## GIVEN TASK
Each line below either holds the string "with" or doesn't. Count those that do and give only the number.

## INFORMATION SHOWN
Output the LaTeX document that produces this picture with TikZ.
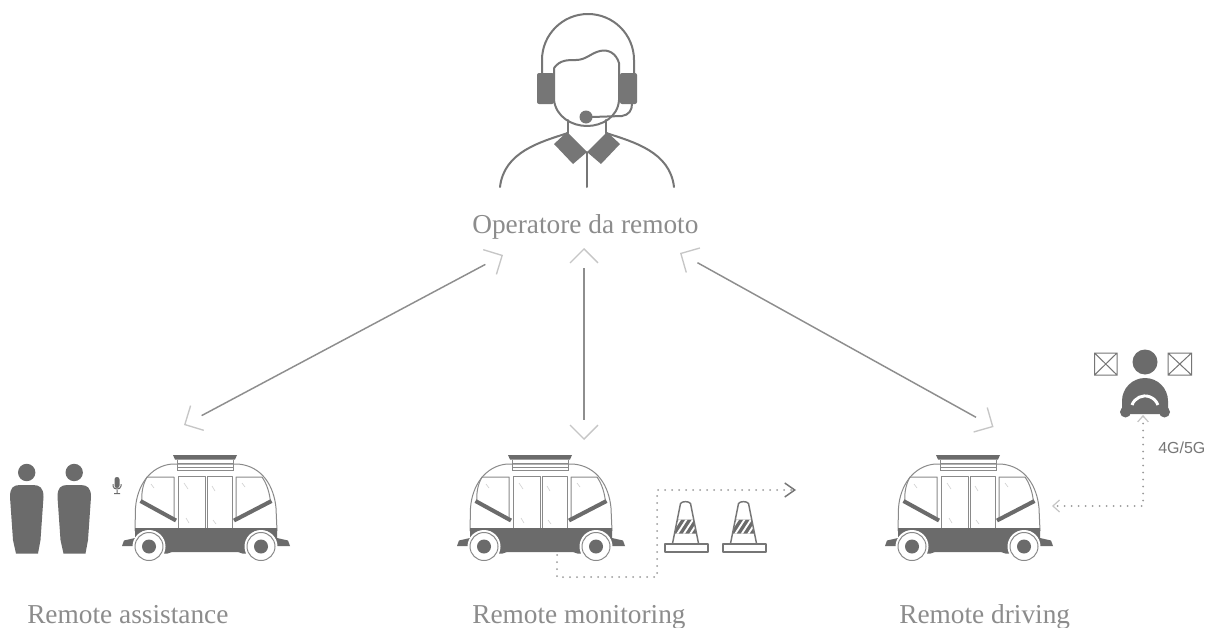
\documentclass[tikz,border=0pt]{standalone}
\usepackage{fontspec}
\setmainfont{Liberation Serif}
\newfontfamily\labelsans{Liberation Sans}
\usetikzlibrary{arrows.meta}

\definecolor{figgray}{HTML}{767676}
\definecolor{vdark}{HTML}{6B6B6B}
\definecolor{vline}{HTML}{8A8A8A}
\definecolor{glare}{HTML}{D2D2D2}
\definecolor{txtgray}{HTML}{8C8C8C}
\definecolor{conngray}{HTML}{8E8E8E}
\definecolor{chevgray}{HTML}{C6C6C6}
\definecolor{dotgray}{HTML}{9A9A9A}

\tikzset{
  figline/.style={draw=figgray, line width=1.5pt, line cap=round, line join=round},
  vthin/.style={draw=vline, line width=0.75pt, line join=round},
  stripe/.style={draw=vdark, line width=3pt, line cap=butt},
  coneline/.style={draw=figgray, line width=1.1pt, line join=round},
  caption/.style={font=\fontsize{20.5}{24}\selectfont, text=txtgray, inner sep=0pt, anchor=base west},
  link/.style={draw=conngray, line width=1.1pt, shorten <=15pt, shorten >=15pt},
  linkheads/.style={draw=chevgray, line width=1pt, line cap=butt, dash pattern=on 0pt off 3000pt,
    arrows={Straight Barb[length=10.5pt,width=21pt]-Straight Barb[length=10.5pt,width=21pt]}},
  dots/.style={draw=dotgray, line width=1.5pt, line cap=round, dash pattern=on 0pt off 5.25pt},
  % autonomous shuttle, drawn in the coordinates of the left one
  shuttle/.pic={
    % body shell
    \draw[vthin, fill=white] (135,531) -- (135.5,508) .. controls (137,486) and (150,466) .. (172,464)
      -- (238,464) .. controls (262,466) and (274,486) .. (276,508) -- (277,531);
    % roof unit
    \fill[vdark] (173,455) -- (237,455) -- (235,459.5) -- (175,459.5) -- cycle;
    \draw[vthin] (177,459.5) -- (177,471) (233,459.5) -- (233,471)
      (177,463.5) -- (233,463.5) (177,467) -- (233,467) (177,470.5) -- (233,470.5);
    % windows and doors
    \draw[vthin] (147,477) -- (174,477) -- (174,520) -- (142,503) .. controls (141,493) and (143,484) .. (147,477) -- cycle;
    \draw[vthin] (236,477) -- (262,477) .. controls (267,484) and (270,494) .. (270.5,503) -- (236,520) -- cycle;
    \draw[vthin] (178,476) rectangle (205.5,533) (207,476) rectangle (232,533);
    \draw[draw=glare, line width=0.5pt] (151,484) -- (154,488) (184,483) -- (188,489) (186,518) -- (189,523)
      (212,486) -- (215,491) (213,520) -- (216,524) (242,483) -- (245,487);
    \draw[stripe] (140.5,501) -- (176,520.5);
    \draw[stripe] (234,520.5) -- (271.5,501);
    % lower band, bumpers and chassis
    \fill[vdark] (122,546) -- (124,540.5) -- (135,538) -- (135,528) -- (277,528) -- (277,538)
      -- (288,540.5) -- (290,546) -- cycle;
    \fill[vdark] (160,537) -- (250,537) -- (250,549) .. controls (250,554) and (244,555) .. (238,552)
      -- (172,552) .. controls (166,555) and (160,554) .. (160,549) -- cycle;
    % wheels
    \fill[white] (149,546.5) circle[radius=16.5] (261,546.5) circle[radius=16.5];
    \draw[vthin, fill=white] (149,546.5) circle[radius=14] (261,546.5) circle[radius=14];
    \fill[vdark] (149,546.5) circle[radius=7] (261,546.5) circle[radius=7];
  },
  % traffic cone, drawn in the coordinates of the first one
  trafficcone/.pic={
    \fill[vdark] (677.3,519.5) -- (693.7,519.5) -- (696.5,533.5) -- (674.5,533.5) -- cycle;
    \begin{scope}
      \clip (677.3,519.5) -- (693.7,519.5) -- (696.5,533.5) -- (674.5,533.5) -- cycle;
      \draw[white, line width=1.4pt] (670,535) -- (681,518) (676.5,535) -- (687.5,518)
        (683,535) -- (694,518) (689.5,535) -- (700.5,518);
    \end{scope}
    \draw[coneline] (672.5,543.5) -- (680.5,503.5) .. controls (682,501) and (689,501) .. (690.5,503.5) -- (698.5,543.5);
    \draw[coneline] (665,544) rectangle (708,552);
  },
  person/.pic={
    \fill[vdark] (26.7,472.5) circle[radius=8.7];
    \fill[vdark] (10,497) .. controls (10,488) and (13,485) .. (20,485) -- (33,485)
      .. controls (40,485) and (43.5,488) .. (43.5,497) -- (40.5,540) -- (38,553.5) -- (16,553.5) -- (13,540) -- cycle;
  }
}

\begin{document}
\begin{tikzpicture}[x=0.75pt, y=-0.75pt]
\useasboundingbox (0,0) rectangle (1214,628);
\fill[white] (0,0) rectangle (1214,628);

% ---------- remote operator with headset ----------
\draw[figline] (542,73) -- (542,60) arc[start angle=180, end angle=360, radius=46] -- (634,73);
\fill[figgray, rounded corners=1.5pt] (537,73) rectangle (554,104);
\fill[figgray, rounded corners=1.5pt] (620,73) rectangle (637,104);
\draw[figline] (554,68) -- (554,100) .. controls (556,117) and (572,126) .. (587,126)
  .. controls (602,126) and (618,117) .. (619,100) -- (619,63)
  .. controls (616,53) and (608,49) .. (600,51) .. controls (591,53) and (586,60) .. (576,60)
  .. controls (567,60) and (560,60) .. (554,68);
\draw[figline] (568,120) -- (568,133) (606,120) -- (606,133);
\draw[figline] (568,133) .. controls (540,142) and (504,152) .. (500,187);
\draw[figline] (606,133) .. controls (634,142) and (670,152) .. (674,187);
\draw[figline] (587,152) -- (587,187);
\fill[figgray] (554,144) -- (567,132) -- (587,152) -- (573,164) -- cycle;
\fill[figgray] (620,144) -- (607,132) -- (587,152) -- (601,164) -- cycle;
\fill[figgray] (586,117) circle[radius=6.5];
\draw[figline] (592,117) -- (622,116) .. controls (629,115) and (632,110) .. (632,104);

\node[caption] (opname) at (472,233) {Operatore da remoto};

% ---------- links between operator and the three modes ----------
\coordinate (opL) at (503,255);
\coordinate (asL) at (184,425);
\coordinate (opT) at (584,248);
\coordinate (moB) at (584,440);
\coordinate (opR) at (680,253);
\coordinate (drR) at (993.5,427);
\draw[link] (opL) -- (asL);
\draw[linkheads] (opL) -- (asL);
\draw[link] (opT) -- (moB);
\draw[linkheads] (opT) -- (moB);
\draw[link] (opR) -- (drR);
\draw[linkheads] (opR) -- (drR);

% ---------- remote assistance ----------
\pic at (0,0) {person};
\pic at (47.5,0) {person};
\fill[vdark, rounded corners=1.8pt] (114.5,477) rectangle (119.5,488);
\draw[draw=vdark, line width=0.75pt] (113,484) -- (113,486) .. controls (113,490) and (121,490) .. (121,486) -- (121,484)
  (117,490) -- (117,493.5) (114,493.5) -- (120,493.5);
\pic at (0,0) {shuttle};

% ---------- remote monitoring ----------
\pic at (335,0) {shuttle};
\pic at (0,0) {trafficcone};
\pic at (58,0) {trafficcone};
\coordinate (mstart) at (557,555);
\coordinate (mturn) at (657,577);
\coordinate (mend) at (796,490);
\draw[dots, arrows={-Straight Barb[length=7.5pt, width=10.5pt, color=figgray, line width=1.1pt]}]
  (mstart) |- (mturn) |- (mend);

% ---------- remote driving ----------
\draw[draw=figgray, line width=0.75pt] (1094.5,353) rectangle (1117,375) (1094.5,353) -- (1117,375) (1094.5,375) -- (1117,353);
\draw[draw=figgray, line width=0.75pt] (1168,353) rectangle (1191.5,375) (1168,353) -- (1191.5,375) (1168,375) -- (1191.5,353);
\fill[vdark] (1145,362) circle[radius=12.5];
\fill[vdark] (1122,414) -- (1122,401) arc[start angle=180, end angle=360, radius=23] -- (1168,414) -- cycle;
\fill[vdark] (1125.5,412) circle[radius=5.5] (1164.5,412) circle[radius=5.5];
\draw[white, line width=2.2pt] (1132,405) arc[start angle=200, end angle=340, radius=13.8];
\pic at (763,0) {shuttle};
\coordinate (drvlink) at (1143,415);
\coordinate (vehlink) at (1052,506);
\draw[dots, arrows={Straight Barb[length=4.5pt, width=8pt, color=chevgray, line width=0.9pt]-Straight Barb[length=5pt, width=9pt, color=chevgray, line width=0.9pt]}]
  (drvlink) |- (vehlink);
\node[font=\labelsans\fontsize{12}{14}\selectfont, text=figgray, inner sep=0pt, anchor=base west] (net) at (1158,453) {4G/5G};

% ---------- captions ----------
\node[caption] (lblA) at (27,623) {Remote assistance};
\node[caption] (lblM) at (472,623) {Remote monitoring};
\node[caption] (lblD) at (899,623) {Remote driving};
\end{tikzpicture}
\end{document}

## TASK RESPONSE
2